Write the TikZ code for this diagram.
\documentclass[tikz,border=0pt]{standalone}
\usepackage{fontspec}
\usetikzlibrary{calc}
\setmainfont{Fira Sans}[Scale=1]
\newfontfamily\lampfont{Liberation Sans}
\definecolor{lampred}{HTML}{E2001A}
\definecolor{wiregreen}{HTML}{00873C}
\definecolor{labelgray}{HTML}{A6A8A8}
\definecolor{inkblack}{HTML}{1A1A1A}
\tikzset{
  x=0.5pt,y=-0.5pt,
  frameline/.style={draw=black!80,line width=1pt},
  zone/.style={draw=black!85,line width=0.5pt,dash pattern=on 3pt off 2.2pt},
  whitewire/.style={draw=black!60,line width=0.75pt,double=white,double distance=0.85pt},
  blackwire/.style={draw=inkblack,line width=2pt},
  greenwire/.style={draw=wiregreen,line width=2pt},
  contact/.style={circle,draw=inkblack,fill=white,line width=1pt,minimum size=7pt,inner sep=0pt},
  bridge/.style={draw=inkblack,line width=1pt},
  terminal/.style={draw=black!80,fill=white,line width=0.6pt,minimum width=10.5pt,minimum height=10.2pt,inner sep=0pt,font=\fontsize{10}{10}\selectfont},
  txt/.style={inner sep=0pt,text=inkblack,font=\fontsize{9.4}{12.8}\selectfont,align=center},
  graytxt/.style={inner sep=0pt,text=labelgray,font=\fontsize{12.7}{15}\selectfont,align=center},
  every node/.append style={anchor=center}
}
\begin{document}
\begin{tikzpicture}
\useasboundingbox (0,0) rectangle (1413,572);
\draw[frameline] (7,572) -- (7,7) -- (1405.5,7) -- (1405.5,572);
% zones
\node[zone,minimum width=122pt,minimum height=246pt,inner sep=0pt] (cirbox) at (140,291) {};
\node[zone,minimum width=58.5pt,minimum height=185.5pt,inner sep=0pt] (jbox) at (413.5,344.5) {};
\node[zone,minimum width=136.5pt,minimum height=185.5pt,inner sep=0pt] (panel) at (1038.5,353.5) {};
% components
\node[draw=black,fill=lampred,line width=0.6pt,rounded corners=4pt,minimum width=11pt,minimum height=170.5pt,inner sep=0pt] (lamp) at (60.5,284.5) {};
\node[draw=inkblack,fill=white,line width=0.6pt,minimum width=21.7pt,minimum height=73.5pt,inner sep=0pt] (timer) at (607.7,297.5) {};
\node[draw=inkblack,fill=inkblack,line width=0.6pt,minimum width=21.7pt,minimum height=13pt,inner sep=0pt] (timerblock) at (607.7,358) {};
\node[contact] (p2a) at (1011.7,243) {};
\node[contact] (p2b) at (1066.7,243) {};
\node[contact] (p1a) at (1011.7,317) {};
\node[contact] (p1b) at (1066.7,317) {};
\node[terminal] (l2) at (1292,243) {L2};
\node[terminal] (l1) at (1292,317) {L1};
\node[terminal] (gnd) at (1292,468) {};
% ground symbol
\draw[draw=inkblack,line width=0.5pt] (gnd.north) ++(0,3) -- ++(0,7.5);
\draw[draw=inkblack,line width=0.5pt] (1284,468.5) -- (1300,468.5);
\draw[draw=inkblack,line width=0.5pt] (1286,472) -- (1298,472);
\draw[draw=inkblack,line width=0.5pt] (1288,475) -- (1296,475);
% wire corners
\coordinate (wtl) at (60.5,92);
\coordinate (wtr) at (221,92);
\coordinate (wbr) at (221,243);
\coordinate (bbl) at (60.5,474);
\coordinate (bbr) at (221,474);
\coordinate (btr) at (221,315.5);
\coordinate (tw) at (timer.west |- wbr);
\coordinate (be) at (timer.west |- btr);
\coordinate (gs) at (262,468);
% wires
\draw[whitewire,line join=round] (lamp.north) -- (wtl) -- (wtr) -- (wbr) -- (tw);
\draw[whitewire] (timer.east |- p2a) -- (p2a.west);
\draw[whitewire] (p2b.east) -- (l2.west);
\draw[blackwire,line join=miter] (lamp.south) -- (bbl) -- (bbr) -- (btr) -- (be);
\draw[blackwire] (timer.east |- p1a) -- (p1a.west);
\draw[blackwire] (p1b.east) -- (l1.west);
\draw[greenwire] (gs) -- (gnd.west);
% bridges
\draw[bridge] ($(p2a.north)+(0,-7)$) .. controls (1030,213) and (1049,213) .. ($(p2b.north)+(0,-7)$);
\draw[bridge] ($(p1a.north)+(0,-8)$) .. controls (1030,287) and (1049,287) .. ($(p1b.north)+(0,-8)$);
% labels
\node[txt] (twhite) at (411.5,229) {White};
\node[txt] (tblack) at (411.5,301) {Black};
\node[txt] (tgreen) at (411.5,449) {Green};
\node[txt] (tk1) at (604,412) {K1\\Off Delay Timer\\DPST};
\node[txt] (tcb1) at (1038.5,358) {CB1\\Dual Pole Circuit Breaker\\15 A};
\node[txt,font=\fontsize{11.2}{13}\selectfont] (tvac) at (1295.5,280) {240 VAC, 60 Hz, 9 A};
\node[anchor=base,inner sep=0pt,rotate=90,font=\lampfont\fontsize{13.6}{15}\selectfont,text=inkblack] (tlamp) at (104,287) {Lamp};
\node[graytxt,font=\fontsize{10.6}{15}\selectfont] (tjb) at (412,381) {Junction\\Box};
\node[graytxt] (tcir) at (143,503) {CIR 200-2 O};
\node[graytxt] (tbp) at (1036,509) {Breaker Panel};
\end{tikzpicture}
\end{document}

* [The task]: Retype the listing. Match it exactly.

* [Task answer]:
Write the TikZ code for this diagram.
\documentclass[tikz,border=0pt]{standalone}
\usepackage{fontspec}
\usetikzlibrary{calc}
\setmainfont{Fira Sans}[Scale=1]
\newfontfamily\lampfont{Liberation Sans}
\definecolor{lampred}{HTML}{E2001A}
\definecolor{wiregreen}{HTML}{00873C}
\definecolor{labelgray}{HTML}{A6A8A8}
\definecolor{inkblack}{HTML}{1A1A1A}
\tikzset{
  x=0.5pt,y=-0.5pt,
  frameline/.style={draw=black!80,line width=1pt},
  zone/.style={draw=black!85,line width=0.5pt,dash pattern=on 3pt off 2.2pt},
  whitewire/.style={draw=black!60,line width=0.75pt,double=white,double distance=0.85pt},
  blackwire/.style={draw=inkblack,line width=2pt},
  greenwire/.style={draw=wiregreen,line width=2pt},
  contact/.style={circle,draw=inkblack,fill=white,line width=1pt,minimum size=7pt,inner sep=0pt},
  bridge/.style={draw=inkblack,line width=1pt},
  terminal/.style={draw=black!80,fill=white,line width=0.6pt,minimum width=10.5pt,minimum height=10.2pt,inner sep=0pt,font=\fontsize{10}{10}\selectfont},
  txt/.style={inner sep=0pt,text=inkblack,font=\fontsize{9.4}{12.8}\selectfont,align=center},
  graytxt/.style={inner sep=0pt,text=labelgray,font=\fontsize{12.7}{15}\selectfont,align=center},
  every node/.append style={anchor=center}
}
\begin{document}
\begin{tikzpicture}
\useasboundingbox (0,0) rectangle (1413,572);
\draw[frameline] (7,572) -- (7,7) -- (1405.5,7) -- (1405.5,572);
% zones
\node[zone,minimum width=122pt,minimum height=246pt,inner sep=0pt] (cirbox) at (140,291) {};
\node[zone,minimum width=58.5pt,minimum height=185.5pt,inner sep=0pt] (jbox) at (413.5,344.5) {};
\node[zone,minimum width=136.5pt,minimum height=185.5pt,inner sep=0pt] (panel) at (1038.5,353.5) {};
% components
\node[draw=black,fill=lampred,line width=0.6pt,rounded corners=4pt,minimum width=11pt,minimum height=170.5pt,inner sep=0pt] (lamp) at (60.5,284.5) {};
\node[draw=inkblack,fill=white,line width=0.6pt,minimum width=21.7pt,minimum height=73.5pt,inner sep=0pt] (timer) at (607.7,297.5) {};
\node[draw=inkblack,fill=inkblack,line width=0.6pt,minimum width=21.7pt,minimum height=13pt,inner sep=0pt] (timerblock) at (607.7,358) {};
\node[contact] (p2a) at (1011.7,243) {};
\node[contact] (p2b) at (1066.7,243) {};
\node[contact] (p1a) at (1011.7,317) {};
\node[contact] (p1b) at (1066.7,317) {};
\node[terminal] (l2) at (1292,243) {L2};
\node[terminal] (l1) at (1292,317) {L1};
\node[terminal] (gnd) at (1292,468) {};
% ground symbol
\draw[draw=inkblack,line width=0.5pt] (gnd.north) ++(0,3) -- ++(0,7.5);
\draw[draw=inkblack,line width=0.5pt] (1284,468.5) -- (1300,468.5);
\draw[draw=inkblack,line width=0.5pt] (1286,472) -- (1298,472);
\draw[draw=inkblack,line width=0.5pt] (1288,475) -- (1296,475);
% wire corners
\coordinate (wtl) at (60.5,92);
\coordinate (wtr) at (221,92);
\coordinate (wbr) at (221,243);
\coordinate (bbl) at (60.5,474);
\coordinate (bbr) at (221,474);
\coordinate (btr) at (221,315.5);
\coordinate (tw) at (timer.west |- wbr);
\coordinate (be) at (timer.west |- btr);
\coordinate (gs) at (262,468);
% wires
\draw[whitewire,line join=round] (lamp.north) -- (wtl) -- (wtr) -- (wbr) -- (tw);
\draw[whitewire] (timer.east |- p2a) -- (p2a.west);
\draw[whitewire] (p2b.east) -- (l2.west);
\draw[blackwire,line join=miter] (lamp.south) -- (bbl) -- (bbr) -- (btr) -- (be);
\draw[blackwire] (timer.east |- p1a) -- (p1a.west);
\draw[blackwire] (p1b.east) -- (l1.west);
\draw[greenwire] (gs) -- (gnd.west);
% bridges
\draw[bridge] ($(p2a.north)+(0,-7)$) .. controls (1030,213) and (1049,213) .. ($(p2b.north)+(0,-7)$);
\draw[bridge] ($(p1a.north)+(0,-8)$) .. controls (1030,287) and (1049,287) .. ($(p1b.north)+(0,-8)$);
% labels
\node[txt] (twhite) at (411.5,229) {White};
\node[txt] (tblack) at (411.5,301) {Black};
\node[txt] (tgreen) at (411.5,449) {Green};
\node[txt] (tk1) at (604,412) {K1\\Off Delay Timer\\DPST};
\node[txt] (tcb1) at (1038.5,358) {CB1\\Dual Pole Circuit Breaker\\15 A};
\node[txt,font=\fontsize{11.2}{13}\selectfont] (tvac) at (1295.5,280) {240 VAC, 60 Hz, 9 A};
\node[anchor=base,inner sep=0pt,rotate=90,font=\lampfont\fontsize{13.6}{15}\selectfont,text=inkblack] (tlamp) at (104,287) {Lamp};
\node[graytxt,font=\fontsize{10.6}{15}\selectfont] (tjb) at (412,381) {Junction\\Box};
\node[graytxt] (tcir) at (143,503) {CIR 200-2 O};
\node[graytxt] (tbp) at (1036,509) {Breaker Panel};
\end{tikzpicture}
\end{document}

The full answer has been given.